[Source code of charts]
⁂

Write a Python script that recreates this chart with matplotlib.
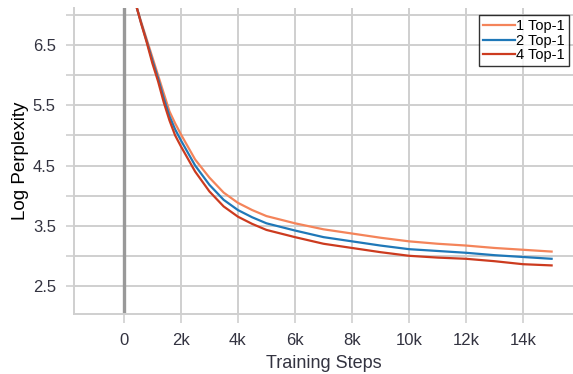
import matplotlib
matplotlib.use("Agg")
import matplotlib.pyplot as plt
from matplotlib.ticker import FixedLocator, FuncFormatter

plt.rcParams['font.family'] = ['Liberation Sans', 'DejaVu Sans']

steps = [450, 600, 800, 1000, 1200, 1400, 1600, 1800, 2000, 2500, 3000, 3500, 4000,
         4500, 5000, 6000, 7000, 8000, 9000, 10000, 11000, 12000, 13000, 14000, 15000]
top1_1 = [7.13, 6.9, 6.6, 6.3, 6.0, 5.7, 5.4, 5.2, 5.02, 4.6, 4.3, 4.05, 3.88,
          3.76, 3.66, 3.54, 3.44, 3.37, 3.30, 3.24, 3.20, 3.17, 3.13, 3.10, 3.07]
top1_2 = [7.13, 6.88, 6.57, 6.25, 5.95, 5.62, 5.32, 5.1, 4.92, 4.5, 4.18, 3.93, 3.76,
          3.64, 3.54, 3.42, 3.31, 3.24, 3.17, 3.11, 3.08, 3.05, 3.01, 2.98, 2.95]
top1_4 = [7.13, 6.87, 6.55, 6.2, 5.9, 5.55, 5.25, 5.0, 4.82, 4.4, 4.07, 3.82, 3.65,
          3.53, 3.43, 3.31, 3.2, 3.13, 3.06, 3.0, 2.97, 2.95, 2.91, 2.86, 2.84]
labels = ["1 Top-1", "2 Top-1", "4 Top-1"]
colors = ["#f4845a", "#1f78b8", "#cc3b1f"]

fig = plt.figure(figsize=(5.73, 3.74), dpi=100)
ax = fig.add_axes([0.129, 0.16, 0.871, 0.819])

for ys, lab, c in zip([top1_1, top1_2, top1_4], labels, colors):
    ax.plot(steps, ys, color=c, lw=1.6, label=lab, zorder=3)

ax.set_xlim(-1750, 15750)
ax.set_ylim(2.03, 7.12)

ax.xaxis.set_major_locator(FixedLocator([0, 2000, 4000, 6000, 8000, 10000, 12000, 14000]))
ax.xaxis.set_major_formatter(FuncFormatter(lambda v, p: "0" if v == 0 else f"{int(v/1000)}k"))
ax.yaxis.set_major_locator(FixedLocator([2.5, 3.5, 4.5, 5.5, 6.5]))
ax.yaxis.set_minor_locator(FixedLocator([3.0, 4.0, 5.0, 6.0, 7.0]))

ax.grid(True, which='major', color='#cfcfcf', lw=1.4, zorder=0)
ax.grid(True, which='minor', axis='y', color='#cfcfcf', lw=1.4, zorder=0)
ax.axvline(0, color='#999999', lw=2.4, zorder=2)

for s in ['top', 'right']:
    ax.spines[s].set_visible(False)
for s in ['left', 'bottom']:
    ax.spines[s].set_color('#cfcfcf')
    ax.spines[s].set_linewidth(1.4)

ax.tick_params(axis='both', which='both', color='#cfcfcf', width=1.2,
               labelsize=12, labelcolor='#333340')
ax.tick_params(axis='x', length=6.5, pad=7)
ax.tick_params(axis='y', which='both', length=6, pad=7)

ax.set_xlabel("Training Steps", fontsize=13, color='#333340', labelpad=5)
ax.set_ylabel("Log Perplexity", fontsize=13.5, color='black', labelpad=3)

leg = ax.legend(loc='upper right', bbox_to_anchor=(0.997, 0.985), fontsize=10.5,
                frameon=True, fancybox=False, handlelength=2.2, handletextpad=0.1,
                borderpad=0.25, labelspacing=0.05, borderaxespad=0.2)
leg.get_frame().set_edgecolor('black')
leg.get_frame().set_linewidth(1.0)

fig.savefig("out.png", dpi=100)
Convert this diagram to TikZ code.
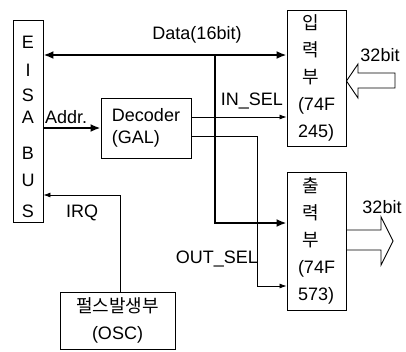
\documentclass[tikz,border=0pt]{standalone}
\usepackage{fontspec}
\setmainfont{Liberation Sans}
\newfontfamily\kr{Noto Sans CJK KR}
\usetikzlibrary{arrows.meta, positioning}

\begin{document}
\begin{tikzpicture}[x=1pt, y=-1pt,
    blk/.style={draw, line width=0.9pt, inner sep=0pt},
    lbl/.style={font=\fontsize{18}{27}\selectfont, inner sep=0pt},
    wide/.style={line width=2.6pt, -{Latex[length=10pt, width=8pt]}},
    thin/.style={line width=0.8pt, -{Latex[length=7pt, width=5pt]}}]
  \useasboundingbox (0,0) rectangle (406,351);

  % blocks
  \node[blk, minimum width=30pt, minimum height=202pt] (bus) at (28,121) {};
  \foreach \ch/\yy in {E/42, I/70, S/95, A/117, B/153, U/180, S/211}
    \node[lbl] at (28,\yy) {\ch};
  \node[blk, lbl, minimum width=90pt, minimum height=60pt, align=left] (dec) at (146,128)
    {Decoder\\[-5pt](GAL)};
  \node[blk, lbl, minimum width=59pt, minimum height=136pt, align=left] (inp) at (316.5,78)
    {\hspace{4pt}{\kr 입}\\\hspace{4pt}{\kr 력}\\\hspace{4pt}{\kr 부}\\(74F\\245)};
  \node[blk, lbl, minimum width=59pt, minimum height=138pt, align=left] (outp) at (316.5,241)
    {\hspace{4pt}{\kr 출}\\\hspace{4pt}{\kr 력}\\\hspace{4pt}{\kr 부}\\(74F\\573)};
  \node[blk, lbl, minimum width=115pt, minimum height=57pt, align=center] (osc) at (117.5,320.5)
    {{\kr 펄스발생부}\\(OSC)};

  % data bus
  \coordinate (dy) at (0,55);
  \coordinate (tap) at (215,55);
  \draw[wide, {Latex[length=10pt, width=8pt]}-{Latex[length=10pt, width=8pt]}]
    (bus.east |- dy) -- (inp.west |- dy);
  \draw[wide] (tap) -- (tap |- 0,223) -- (outp.west |- 0,223);
  \node[lbl] at (197,35) {Data(16bit)};

  % address
  \draw[wide] (bus.east |- dec.west) -- (dec.west);
  \node[lbl, anchor=south west] at (45,124) {Addr.};

  % selects
  \draw[thin] (dec.east |- 0,117) -- (inp.west |- 0,117);
  \node[lbl, anchor=south east] at (283,109) {IN\_SEL};
  \coordinate (bend) at (257,136);
  \draw[thin] (dec.east |- bend) -- (bend) -- (bend |- 0,286) -- (outp.west |- 0,286);
  \node[lbl, anchor=south east] at (258,267) {OUT\_SEL};

  % interrupt
  \coordinate (irq) at (120,195);
  \draw[thin] (osc.north -| irq) -- (irq) -- (bus.east |- irq);
  \node[lbl] at (82,213) {IRQ};

  % 32bit ports
  \draw[line width=0.9pt] (395,73) -- (358,73) -- (358,64) -- (inp.east |- 0,81)
    -- (358,98) -- (358,88) -- (395,88) -- cycle;
  \node[lbl] at (380,55) {32bit};
  \draw[line width=0.9pt] (outp.east |- 0,230) -- (381,230) -- (381,217) -- (393,241)
    -- (381,265) -- (381,250) -- (outp.east |- 0,250);
  \node[lbl] at (382,207) {32bit};
\end{tikzpicture}
\end{document}
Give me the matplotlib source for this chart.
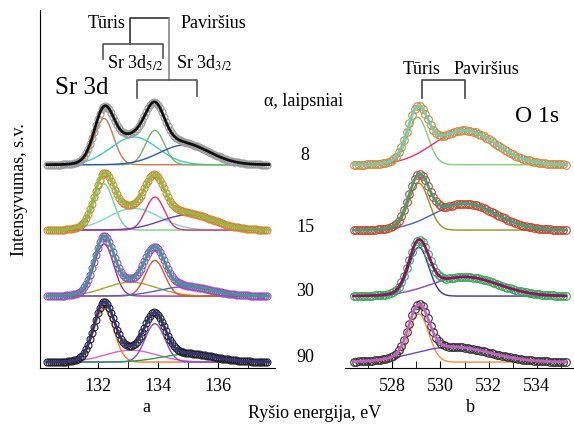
import numpy as np
import matplotlib
matplotlib.use('Agg')
import matplotlib.pyplot as plt

plt.rcParams['font.family'] = ['Liberation Serif', 'DejaVu Serif']
plt.rcParams['mathtext.fontset'] = 'stix'

angles = ['8', '15', '30', '90']
offsets = [3.08, 2.09, 1.09, 0.09]

# Sr 3d fit components: (centre eV, height, sigma) for each angle
# order: bulk 3d5/2, surface 3d5/2, bulk 3d3/2, surface 3d3/2
sr_peaks = [
    [(132.2, 0.70, 0.32), (133.2, 0.42, 0.78), (133.9, 0.52, 0.31), (134.9, 0.30, 0.85)],
    [(132.2, 0.70, 0.32), (133.2, 0.33, 0.85), (133.9, 0.50, 0.31), (135.0, 0.23, 0.90)],
    [(132.2, 0.79, 0.32), (133.1, 0.21, 0.85), (133.9, 0.54, 0.32), (134.9, 0.14, 0.90)],
    [(132.2, 0.81, 0.33), (133.1, 0.18, 0.85), (133.9, 0.58, 0.33), (135.0, 0.12, 0.90)],
]
sr_comp_colors = [
    ['#c47a52', '#45c3d6', '#6cb865', '#3556a6'],
    ['#74d48a', '#7fd6c4', '#e5316f', '#6a3fa8'],
    ['#9a2fa6', '#a3a332', '#e2521f', '#4a66c4'],
    ['#ff7a24', '#e063c2', '#8447d6', '#22a04a'],
]
sr_fit_colors = ['#111111', '#8cbf3c', '#3a9c8c', '#33337f']
sr_dot_colors = ['#9a9a9a', '#d0853a', '#9a4fc0', '#222222']

# O 1s fit components: bulk, surface
o_peaks = [
    [(529.05, 0.72, 0.42), (531.0, 0.52, 1.30)],
    [(529.10, 0.71, 0.42), (531.0, 0.40, 1.30)],
    [(529.10, 0.74, 0.41), (531.0, 0.29, 1.40)],
    [(529.10, 0.73, 0.41), (530.5, 0.23, 1.55)],
]
o_comp_colors = [
    ['#7fd17f', '#e6336f'],
    ['#939022', '#4a63b3'],
    ['#35339f', '#8843c4'],
    ['#ff8a3a', '#6a45c8'],
]
o_fit_colors = ['#74cbb2', '#3aa27c', '#931064', '#c462c4']
o_dot_colors = ['#d0883f', '#c7442f', '#35a755', '#333333']

sr_range = (130.3, 137.7)
o_range = (526.4, 535.2)


def gauss(x, c, h, s):
    return h * np.exp(-(x - c) ** 2 / (2 * s ** 2))


fig = plt.figure(figsize=(5.74, 4.28), dpi=100)
W, H = 574.0, 428.0
ylim = (0, 358 / 66.0)

axa = fig.add_axes([40 / W, (H - 368) / H, 235 / W, 358 / H])
axb = fig.add_axes([345 / W, (H - 368) / H, 228 / W, 358 / H])

for ax in (axa, axb):
    ax.set_ylim(*ylim)
    ax.set_yticks([])
    for s in ('top', 'right'):
        ax.spines[s].set_visible(False)
    ax.tick_params(axis='x', which='both', direction='in', length=5,
                   labelsize=13, pad=7)
    ax.patch.set_alpha(0)
axb.spines['left'].set_visible(False)

axa.set_xlim(130.07, 137.9)
axa.set_xticks([132, 134, 136])
axa.set_xticks([131, 133, 135, 137], minor=True)
axb.set_xlim(526.04, 535.5)
axb.set_xticks([528, 530, 532, 534])
axb.set_xticks([527, 529, 531, 533, 535], minor=True)

x_sr = np.arange(sr_range[0], sr_range[1] + 0.001, 0.02)
x_sr_dots = np.arange(sr_range[0], sr_range[1] + 0.001, 0.065)
for i in range(4):
    off = offsets[i]
    env = np.zeros_like(x_sr)
    env_d = np.zeros_like(x_sr_dots)
    for (c, h, s), col in zip(sr_peaks[i], sr_comp_colors[i]):
        y = gauss(x_sr, c, h, s)
        env += y
        env_d += gauss(x_sr_dots, c, h, s)
        axa.plot(x_sr, y + off, color=col, lw=1.0, zorder=2)
    axa.plot(x_sr_dots, env_d + off, 'o', mfc='none', mec=sr_dot_colors[i],
             ms=5, mew=0.8, zorder=3)
    axa.plot(x_sr, env + off, color=sr_fit_colors[i], lw=2.0, zorder=4)

x_o = np.arange(o_range[0], o_range[1] + 0.001, 0.02)
x_o_dots = np.arange(o_range[0], o_range[1] + 0.001, 0.11)
for i in range(4):
    off = offsets[i]
    env = np.zeros_like(x_o)
    env_d = np.zeros_like(x_o_dots)
    for (c, h, s), col in zip(o_peaks[i], o_comp_colors[i]):
        y = gauss(x_o, c, h, s)
        env += y
        env_d += gauss(x_o_dots, c, h, s)
        axb.plot(x_o, y + off, color=col, lw=1.0, zorder=2)
    axb.plot(x_o_dots, env_d + off, 'o', mfc='none', mec=o_dot_colors[i],
             ms=5.5, mew=0.8, zorder=3)
    axb.plot(x_o, env + off, color=o_fit_colors[i], lw=2.0, zorder=4)

# text and brackets in figure pixel coordinates (y from top)
def tx(x, y, s, **kw):
    fig.text(x / W, 1 - y / H, s, ha='center', va='center', **kw)

def ln(xs, ys, color):
    fig.add_artist(plt.Line2D([v / W for v in xs], [1 - v / H for v in ys],
                              color=color, lw=1.2, transform=fig.transFigure))

tx(20, 190, 'Intensyvumas, s.v.', fontsize=13, rotation=90)
tx(315, 414, 'Ryšio energija, eV', fontsize=13)
tx(146, 408, 'a', fontsize=13)
tx(470, 408, 'b', fontsize=13)
tx(82, 88, 'Sr 3d', fontsize=18)
tx(537, 117, 'O 1s', fontsize=17)
tx(303, 101, 'α, laipsniai', fontsize=13)
for a, yy in zip(angles, [155, 227, 292, 357]):
    tx(305, yy, a, fontsize=13)

tx(107, 23, 'Tūris', fontsize=13)
tx(213, 23, 'Paviršius', fontsize=13)
tx(135, 63, r'Sr 3d$_{5/2}$', fontsize=13)
tx(204, 63, r'Sr 3d$_{3/2}$', fontsize=13)
ln([130, 130, 169], [44, 18, 18], '#333333')
ln([103, 103, 163, 163], [59, 44, 44, 58], '#555555')
ln([169, 169], [18, 80], '#888888')
ln([137, 137, 197, 197], [98, 80, 80, 96], '#555555')

tx(422, 69, 'Tūris', fontsize=13)
tx(486, 69, 'Paviršius', fontsize=13)
ln([422, 422, 465, 465], [98, 80, 80, 98], '#444444')

fig.savefig('out.png', dpi=100)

⁂

§ **What is expected**:
Every line from the one containing "Convert this diagram to TikZ code." through the one containing "anchor=south west] at" should be quoted exactly, and no other lines; keep pictures out of the copy.

§ **Solution to this exercise**:
Convert this diagram to TikZ code.
\documentclass[tikz,border=0pt]{standalone}
\usepackage{fontspec}
\setmainfont{Liberation Sans}
\newfontfamily\kr{Noto Sans CJK KR}
\usetikzlibrary{arrows.meta, positioning}

\begin{document}
\begin{tikzpicture}[x=1pt, y=-1pt,
    blk/.style={draw, line width=0.9pt, inner sep=0pt},
    lbl/.style={font=\fontsize{18}{27}\selectfont, inner sep=0pt},
    wide/.style={line width=2.6pt, -{Latex[length=10pt, width=8pt]}},
    thin/.style={line width=0.8pt, -{Latex[length=7pt, width=5pt]}}]
  \useasboundingbox (0,0) rectangle (406,351);

  % blocks
  \node[blk, minimum width=30pt, minimum height=202pt] (bus) at (28,121) {};
  \foreach \ch/\yy in {E/42, I/70, S/95, A/117, B/153, U/180, S/211}
    \node[lbl] at (28,\yy) {\ch};
  \node[blk, lbl, minimum width=90pt, minimum height=60pt, align=left] (dec) at (146,128)
    {Decoder\\[-5pt](GAL)};
  \node[blk, lbl, minimum width=59pt, minimum height=136pt, align=left] (inp) at (316.5,78)
    {\hspace{4pt}{\kr 입}\\\hspace{4pt}{\kr 력}\\\hspace{4pt}{\kr 부}\\(74F\\245)};
  \node[blk, lbl, minimum width=59pt, minimum height=138pt, align=left] (outp) at (316.5,241)
    {\hspace{4pt}{\kr 출}\\\hspace{4pt}{\kr 력}\\\hspace{4pt}{\kr 부}\\(74F\\573)};
  \node[blk, lbl, minimum width=115pt, minimum height=57pt, align=center] (osc) at (117.5,320.5)
    {{\kr 펄스발생부}\\(OSC)};

  % data bus
  \coordinate (dy) at (0,55);
  \coordinate (tap) at (215,55);
  \draw[wide, {Latex[length=10pt, width=8pt]}-{Latex[length=10pt, width=8pt]}]
    (bus.east |- dy) -- (inp.west |- dy);
  \draw[wide] (tap) -- (tap |- 0,223) -- (outp.west |- 0,223);
  \node[lbl] at (197,35) {Data(16bit)};

  % address
  \draw[wide] (bus.east |- dec.west) -- (dec.west);
  \node[lbl, anchor=south west] at (45,124) {Addr.};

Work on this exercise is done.